You’ve heard the sirens, but the weather event missed your business. You’re located near a large gas pipeline, but it hasn’t failed since it was built 30+ years ago. You opted against flood insurance because the river hasn’t crested its banks in more than a century. If you suffer from an “it-won’t-happen-to-me” outlook, it could permanently shut down your business in a matter of minutes. And minutes is all that it takes for a tornado to form, touch down and disappear; for a levy to fail, sending rushing water and debris into unsuspecting areas; or for a neighbor to spill industrial waste that dumps poison into your irrigation ponds.

Hazards are all around you, but there are ways to mitigate the risk and speed up the process to get your business back on track.

The Small Business Administration (SBA) estimates that roughly 40 to 60 percent of small businesses never reopen their doors following a disaster. When you hear “disaster,” don’t simply think flood, fire, tornado or earthquake. A hacker, a power outage, even a hostage event at a nearby location could cause a disaster at your business.
 

Preparation is key

Every business, regardless of size, must be prepared for a disaster. For starters, analyze the risks in the area around your business, says Scott Teel, marketing and education director at Agility Recovery, a firm that provides post-disaster resources such as generator power, office space and computer equipment.

“Think beyond the most common things that happen in your area and consider man-made events,” he explains. “There’s no need to prepare for hurricanes in Kansas or earthquakes in Miami. Instead, think about the neighboring businesses. Is there a petroleum refinery nearby? What are the risks associated with that type of business? A fire or explosion are examples, but consider uncommon things, too, like a massive public protest.”

Think about the road or roads you share with other businesses. Could a safety issue shut down the road and keep you away from your company? These are a few of the many things to consider, according to Teel.

Also consider how to plan for and recover from isolated events such as a burst plumbing pipe or an irrigation supply contamination.

The SBA and Agility Recovery teamed up to help small businesses plan and recover from work stoppages. See www.preparemybusiness.org for several aids. It includes a risk assessment checklist that will get you started. (http://bit.ly/sba_risk_assessment)

Once you analyze the risks, next you need to analyze your company’s critical business functions. If a particular business function is unable to operate, how will it affect the rest of your business? How does losing elements at a certain time of the year affect your organization?

Classify these critical business functions into the following categories: high (most severe), medium, and low (least severe).

When determining the criticality of a business function, consider the following:

  • What business objective/goal does this function support?
  • How often does this function occur?
  • How many departments perform this function?
  • Does the successful completion of this function depend on any other functions?
  • Is there a potential for revenue loss if this function is not completed?
  • Does this function directly impact the business’ image or market share?
     

SBA and Agility Recovery crated a critical business functions chart. Find it here: http://bit.ly/critical_biz_functions.

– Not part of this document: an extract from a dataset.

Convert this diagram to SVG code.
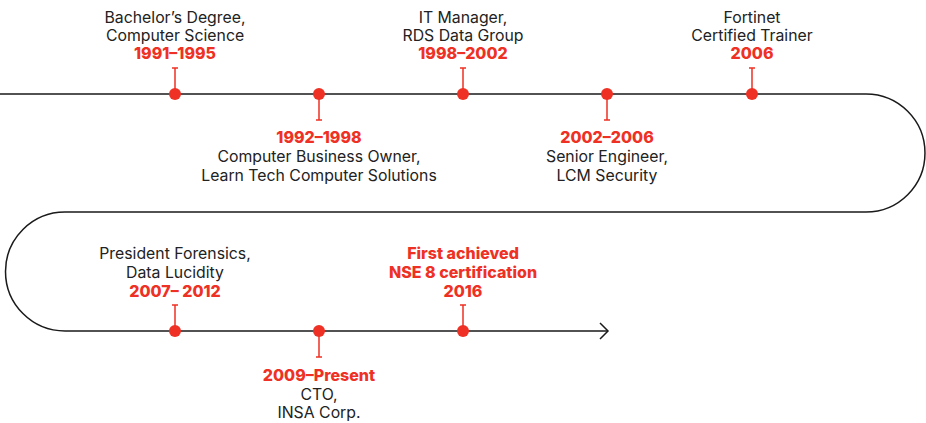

Next examine how to mitigate risks and determine which risks are applicable to pre-planning.

“Preparation takes some planning, and the checklists for things like tornadoes and wildfires at preparemybiz.org are extremely helpful,” says Teel.

Communication is also critical to disaster planning and recover, he adds.

“You must communicate with employees, vendors, customers, even competitors,” says Teel. “When it comes to competitors, perhaps you’re working together to restore power after an ice storm.”

Use the Emergency Communications Plan here: http://bit.ly/emergency_comm_plan.

But disaster planning is not solely for your business, Teel says, it’s also for your employees’ lives.

“One of the biggest gaps we see is when a business is totally consumed within the four walls of their organization and they’re not prepared to help employees during a disaster,” he says. “Think about how you will help employees in the event of a fire or tornado at their own home, for example. Employees are as important to the business as the raw materials, utilities and data you have to secure.”